AIM - Find the lines containing the word "matplotlib" and copy every one of them.

MATERIAL -
^^^^

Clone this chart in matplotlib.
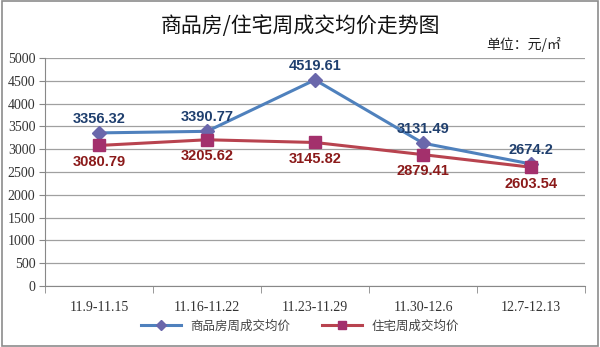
import matplotlib
matplotlib.use("Agg")
import matplotlib.pyplot as plt
from matplotlib.patches import Rectangle

categories = ["11.9-11.15", "11.16-11.22", "11.23-11.29", "11.30-12.6", "12.7-12.13"]
commercial = [3356.32, 3390.77, 4519.61, 3131.49, 2674.2]
residential = [3080.79, 3205.62, 3145.82, 2879.41, 2603.54]
commercial_labels = ["3356.32", "3390.77", "4519.61", "3131.49", "2674.2"]
residential_labels = ["3080.79", "3205.62", "3145.82", "2879.41", "2603.54"]
yticks = [0, 500, 1000, 1500, 2000, 2500, 3000, 3500, 4000, 4500, 5000]

cjk = ["Noto Sans CJK SC", "DejaVu Sans"]
serif = ["Liberation Serif", "DejaVu Serif"]

fig = plt.figure(figsize=(6.0, 3.47), dpi=100)
fig.patches.append(Rectangle((0.003, 0.003), 0.994, 0.994, transform=fig.transFigure,
                             fill=False, edgecolor="#8c8c8c", linewidth=1.2))

ax = fig.add_axes([0.075, 0.176, 0.90, 0.657])
x = list(range(len(categories)))
ax.plot(x, commercial, color="#4F81BD", linewidth=2.2, marker="D", markersize=7,
        markerfacecolor="#6A67AB", markeredgecolor="#6A67AB", label="商品房周成交均价", zorder=3)
ax.plot(x, residential, color="#B8434F", linewidth=2.2, marker="s", markersize=8.5,
        markerfacecolor="#A3306C", markeredgecolor="#A3306C", label="住宅周成交均价", zorder=3)

for xi, v, t in zip(x, commercial, commercial_labels):
    ax.annotate(t, (xi, v), xytext=(0, 5), textcoords="offset points", ha="center", va="bottom",
                fontsize=10.5, fontweight="bold", color="#1F3F6E", family=["Liberation Sans"])
for xi, v, t in zip(x, residential, residential_labels):
    ax.annotate(t, (xi, v), xytext=(0, -7), textcoords="offset points", ha="center", va="top",
                fontsize=10.5, fontweight="bold", color="#8B1A1A", family=["Liberation Sans"])

ax.set_xlim(-0.5, len(categories) - 0.5)
ax.set_ylim(0, 5000)
ax.set_yticks(yticks)
ax.set_yticklabels([str(v) for v in yticks], family=serif, fontsize=10, color="#333333")
ax.set_xticks(x)
ax.set_xticklabels(categories, family=serif, fontsize=10, color="#333333")
ax.set_xticks([i - 0.5 for i in range(len(categories) + 1)], minor=True)
ax.tick_params(axis="x", which="major", length=0, pad=11)
ax.tick_params(axis="x", which="minor", length=5, color="#888888")
ax.tick_params(axis="y", length=4, color="#888888", pad=3)
ax.grid(axis="y", color="#a0a0a0", linewidth=0.9)
ax.set_axisbelow(True)
for s in ["top", "right"]:
    ax.spines[s].set_visible(False)
for s in ["left", "bottom"]:
    ax.spines[s].set_color("#888888")

fig.text(0.5, 0.925, "商品房/住宅周成交均价走势图", ha="center", va="center",
         fontsize=15, family=cjk, color="#111111")
fig.text(0.935, 0.873, "单位：元/㎡", ha="right", va="center", fontsize=10, family=cjk, color="#222222")

leg = fig.legend(loc="center", bbox_to_anchor=(0.5, 0.06), ncol=2, frameon=False,
                 prop={"family": cjk, "size": 9}, handlelength=3.2, columnspacing=2.5,
                 markerscale=0.7)
for t in leg.get_texts():
    t.set_color("#444444")

fig.savefig("out.png", dpi=100)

^^^^

RESPONSE TO THIS EXERCISE -
Clone this chart in matplotlib.
import matplotlib
matplotlib.use("Agg")
import matplotlib.pyplot as plt
from matplotlib.patches import Rectangle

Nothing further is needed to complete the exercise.